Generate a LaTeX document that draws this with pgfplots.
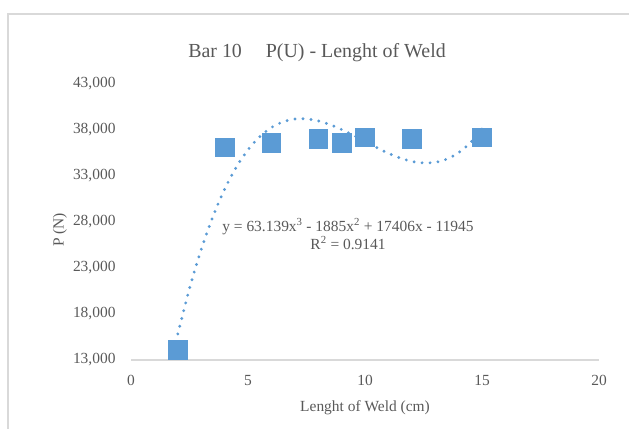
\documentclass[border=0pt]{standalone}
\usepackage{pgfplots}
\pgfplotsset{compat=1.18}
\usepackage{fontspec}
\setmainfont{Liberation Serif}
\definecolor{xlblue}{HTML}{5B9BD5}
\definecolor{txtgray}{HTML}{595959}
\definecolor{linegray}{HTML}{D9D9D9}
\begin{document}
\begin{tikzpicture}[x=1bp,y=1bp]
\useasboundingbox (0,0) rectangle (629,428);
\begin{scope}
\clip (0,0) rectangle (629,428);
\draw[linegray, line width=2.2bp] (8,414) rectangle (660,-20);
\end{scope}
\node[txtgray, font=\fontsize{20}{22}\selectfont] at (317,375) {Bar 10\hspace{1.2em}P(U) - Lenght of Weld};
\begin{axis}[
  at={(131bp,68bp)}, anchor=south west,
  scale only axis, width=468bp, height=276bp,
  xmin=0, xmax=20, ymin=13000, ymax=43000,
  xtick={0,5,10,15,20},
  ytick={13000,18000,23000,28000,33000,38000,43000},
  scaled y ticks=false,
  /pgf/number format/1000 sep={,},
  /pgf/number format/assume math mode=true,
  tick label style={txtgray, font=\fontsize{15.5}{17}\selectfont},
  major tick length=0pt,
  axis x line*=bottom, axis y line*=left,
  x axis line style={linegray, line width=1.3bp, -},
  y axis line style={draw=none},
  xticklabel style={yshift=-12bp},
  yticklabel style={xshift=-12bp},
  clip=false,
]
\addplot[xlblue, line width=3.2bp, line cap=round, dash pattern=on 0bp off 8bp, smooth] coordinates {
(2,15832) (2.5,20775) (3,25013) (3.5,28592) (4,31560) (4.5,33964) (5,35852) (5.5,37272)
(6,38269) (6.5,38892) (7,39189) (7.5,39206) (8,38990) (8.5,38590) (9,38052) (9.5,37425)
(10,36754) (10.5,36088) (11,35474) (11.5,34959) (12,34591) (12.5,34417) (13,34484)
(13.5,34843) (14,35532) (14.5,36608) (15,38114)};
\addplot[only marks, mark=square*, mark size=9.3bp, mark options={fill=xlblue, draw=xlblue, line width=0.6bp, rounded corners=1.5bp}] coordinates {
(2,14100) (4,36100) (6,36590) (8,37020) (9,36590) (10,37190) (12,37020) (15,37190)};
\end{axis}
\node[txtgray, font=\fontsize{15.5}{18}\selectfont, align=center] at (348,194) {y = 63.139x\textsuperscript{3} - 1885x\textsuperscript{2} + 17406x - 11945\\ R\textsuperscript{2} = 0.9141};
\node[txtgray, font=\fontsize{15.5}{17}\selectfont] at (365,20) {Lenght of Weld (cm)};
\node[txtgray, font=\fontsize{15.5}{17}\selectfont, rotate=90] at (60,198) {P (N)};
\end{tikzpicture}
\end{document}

══════════════════════════════

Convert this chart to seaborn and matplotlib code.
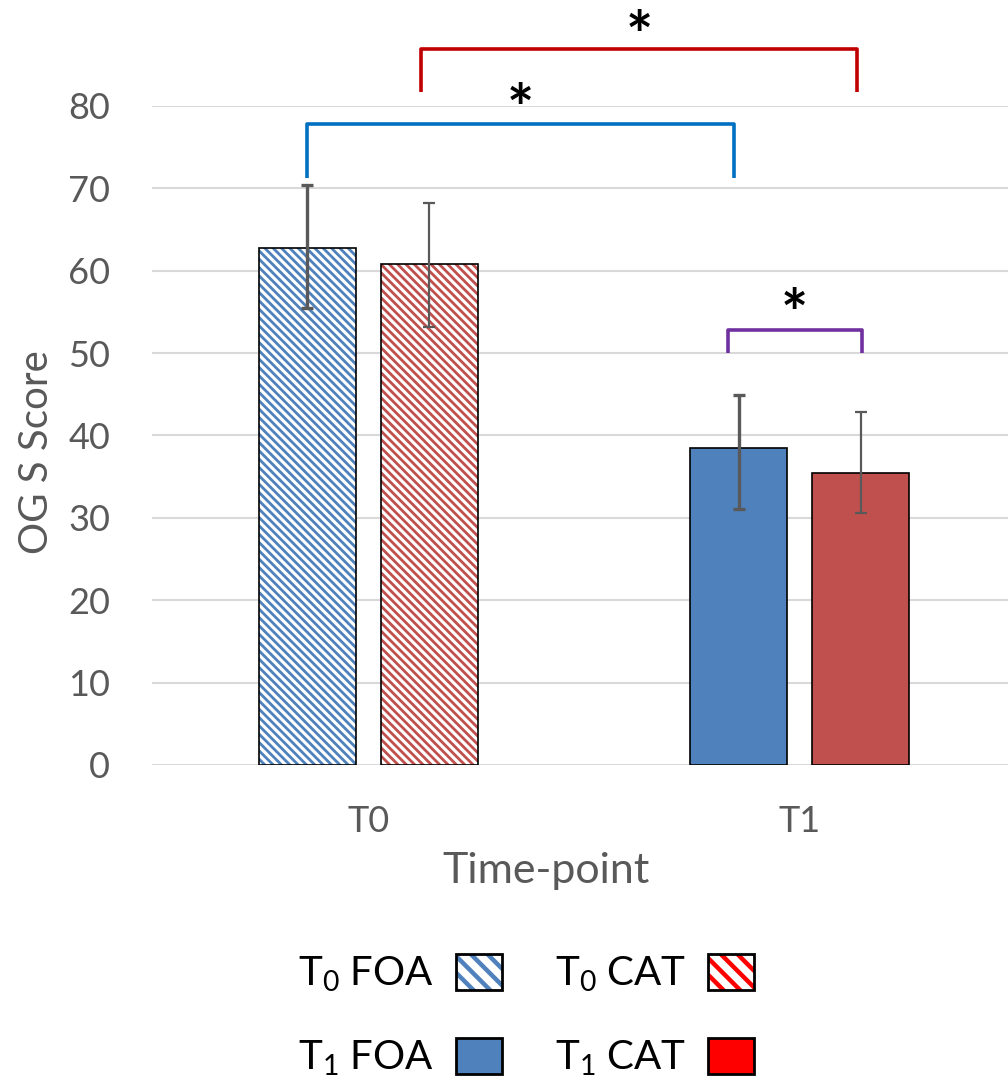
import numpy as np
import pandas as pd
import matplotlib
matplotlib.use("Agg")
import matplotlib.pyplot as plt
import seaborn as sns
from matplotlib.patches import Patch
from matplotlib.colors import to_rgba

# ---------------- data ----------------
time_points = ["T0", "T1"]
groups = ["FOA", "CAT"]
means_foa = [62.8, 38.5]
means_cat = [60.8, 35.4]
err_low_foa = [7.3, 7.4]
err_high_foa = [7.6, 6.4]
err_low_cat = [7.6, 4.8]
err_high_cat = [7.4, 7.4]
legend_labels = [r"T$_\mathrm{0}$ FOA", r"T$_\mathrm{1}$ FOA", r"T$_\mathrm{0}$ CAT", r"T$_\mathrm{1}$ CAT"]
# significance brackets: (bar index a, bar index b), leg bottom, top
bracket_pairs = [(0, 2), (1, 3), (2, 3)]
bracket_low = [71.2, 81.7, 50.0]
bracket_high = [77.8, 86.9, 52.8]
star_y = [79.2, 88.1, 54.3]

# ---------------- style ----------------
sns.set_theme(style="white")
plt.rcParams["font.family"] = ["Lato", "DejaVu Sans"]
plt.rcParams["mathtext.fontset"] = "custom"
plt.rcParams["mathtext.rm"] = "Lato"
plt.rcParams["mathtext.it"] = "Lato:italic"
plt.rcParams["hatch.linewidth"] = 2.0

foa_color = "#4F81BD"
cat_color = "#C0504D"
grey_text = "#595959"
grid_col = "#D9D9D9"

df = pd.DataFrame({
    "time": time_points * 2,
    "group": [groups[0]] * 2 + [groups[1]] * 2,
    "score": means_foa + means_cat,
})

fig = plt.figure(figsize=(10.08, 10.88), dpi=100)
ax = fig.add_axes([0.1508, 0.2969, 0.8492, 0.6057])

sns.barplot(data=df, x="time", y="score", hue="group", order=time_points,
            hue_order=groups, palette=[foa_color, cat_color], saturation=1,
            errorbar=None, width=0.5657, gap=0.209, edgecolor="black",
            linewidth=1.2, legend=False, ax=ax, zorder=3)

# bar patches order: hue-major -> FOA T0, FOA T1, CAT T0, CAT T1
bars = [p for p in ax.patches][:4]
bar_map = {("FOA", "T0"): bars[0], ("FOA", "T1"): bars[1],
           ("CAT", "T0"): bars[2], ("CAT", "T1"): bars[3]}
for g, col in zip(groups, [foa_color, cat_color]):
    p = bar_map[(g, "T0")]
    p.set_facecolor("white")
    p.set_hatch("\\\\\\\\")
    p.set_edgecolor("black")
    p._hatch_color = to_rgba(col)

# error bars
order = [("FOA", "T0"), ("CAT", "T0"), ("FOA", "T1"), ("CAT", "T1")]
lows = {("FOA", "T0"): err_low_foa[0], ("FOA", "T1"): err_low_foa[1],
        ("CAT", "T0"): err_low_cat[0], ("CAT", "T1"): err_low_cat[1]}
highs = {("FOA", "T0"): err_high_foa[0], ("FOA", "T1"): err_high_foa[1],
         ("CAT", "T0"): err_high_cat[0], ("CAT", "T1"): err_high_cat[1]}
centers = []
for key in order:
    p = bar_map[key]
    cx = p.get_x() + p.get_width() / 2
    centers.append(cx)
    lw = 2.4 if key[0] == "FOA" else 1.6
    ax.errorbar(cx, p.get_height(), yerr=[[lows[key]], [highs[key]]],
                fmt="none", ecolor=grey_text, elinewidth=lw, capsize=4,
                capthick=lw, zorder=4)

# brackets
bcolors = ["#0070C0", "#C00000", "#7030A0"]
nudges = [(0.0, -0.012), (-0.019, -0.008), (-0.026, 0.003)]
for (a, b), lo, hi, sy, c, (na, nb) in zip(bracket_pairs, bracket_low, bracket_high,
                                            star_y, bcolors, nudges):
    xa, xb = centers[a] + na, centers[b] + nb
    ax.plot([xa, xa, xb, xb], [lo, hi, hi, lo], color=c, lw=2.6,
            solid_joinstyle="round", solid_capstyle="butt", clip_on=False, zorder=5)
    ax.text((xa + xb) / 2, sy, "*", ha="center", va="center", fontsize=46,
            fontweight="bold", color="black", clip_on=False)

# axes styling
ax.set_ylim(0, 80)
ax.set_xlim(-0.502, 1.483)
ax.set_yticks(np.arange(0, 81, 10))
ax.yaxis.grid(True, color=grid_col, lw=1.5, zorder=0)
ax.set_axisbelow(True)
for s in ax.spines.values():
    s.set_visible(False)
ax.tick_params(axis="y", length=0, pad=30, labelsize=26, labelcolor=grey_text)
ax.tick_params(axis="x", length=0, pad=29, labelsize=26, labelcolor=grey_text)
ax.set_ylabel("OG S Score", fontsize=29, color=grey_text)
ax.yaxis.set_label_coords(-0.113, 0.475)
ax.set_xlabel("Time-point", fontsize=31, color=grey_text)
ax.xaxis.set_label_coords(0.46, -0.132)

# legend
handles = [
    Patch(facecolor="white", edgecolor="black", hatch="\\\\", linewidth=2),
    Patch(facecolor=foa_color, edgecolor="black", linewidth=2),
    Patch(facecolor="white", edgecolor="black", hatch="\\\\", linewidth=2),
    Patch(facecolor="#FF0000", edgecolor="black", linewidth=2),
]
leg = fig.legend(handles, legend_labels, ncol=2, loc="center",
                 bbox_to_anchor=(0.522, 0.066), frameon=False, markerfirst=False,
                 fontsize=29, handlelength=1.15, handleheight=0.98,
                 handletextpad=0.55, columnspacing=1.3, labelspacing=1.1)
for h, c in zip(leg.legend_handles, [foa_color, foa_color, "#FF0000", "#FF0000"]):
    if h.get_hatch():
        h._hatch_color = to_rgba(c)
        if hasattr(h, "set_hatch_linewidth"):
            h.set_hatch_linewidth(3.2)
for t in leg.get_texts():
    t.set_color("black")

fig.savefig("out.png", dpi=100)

══════════════════════════════

Short problem: The material above holds pictures; leave them out. Repeat exactly the lines from the one containing "Convert this chart" through the one containing "star_y = [79.2, 88.1, 54.3]", and nothing else.

Solved problem:
Convert this chart to seaborn and matplotlib code.
import numpy as np
import pandas as pd
import matplotlib
matplotlib.use("Agg")
import matplotlib.pyplot as plt
import seaborn as sns
from matplotlib.patches import Patch
from matplotlib.colors import to_rgba

# ---------------- data ----------------
time_points = ["T0", "T1"]
groups = ["FOA", "CAT"]
means_foa = [62.8, 38.5]
means_cat = [60.8, 35.4]
err_low_foa = [7.3, 7.4]
err_high_foa = [7.6, 6.4]
err_low_cat = [7.6, 4.8]
err_high_cat = [7.4, 7.4]
legend_labels = [r"T$_\mathrm{0}$ FOA", r"T$_\mathrm{1}$ FOA", r"T$_\mathrm{0}$ CAT", r"T$_\mathrm{1}$ CAT"]
# significance brackets: (bar index a, bar index b), leg bottom, top
bracket_pairs = [(0, 2), (1, 3), (2, 3)]
bracket_low = [71.2, 81.7, 50.0]
bracket_high = [77.8, 86.9, 52.8]
star_y = [79.2, 88.1, 54.3]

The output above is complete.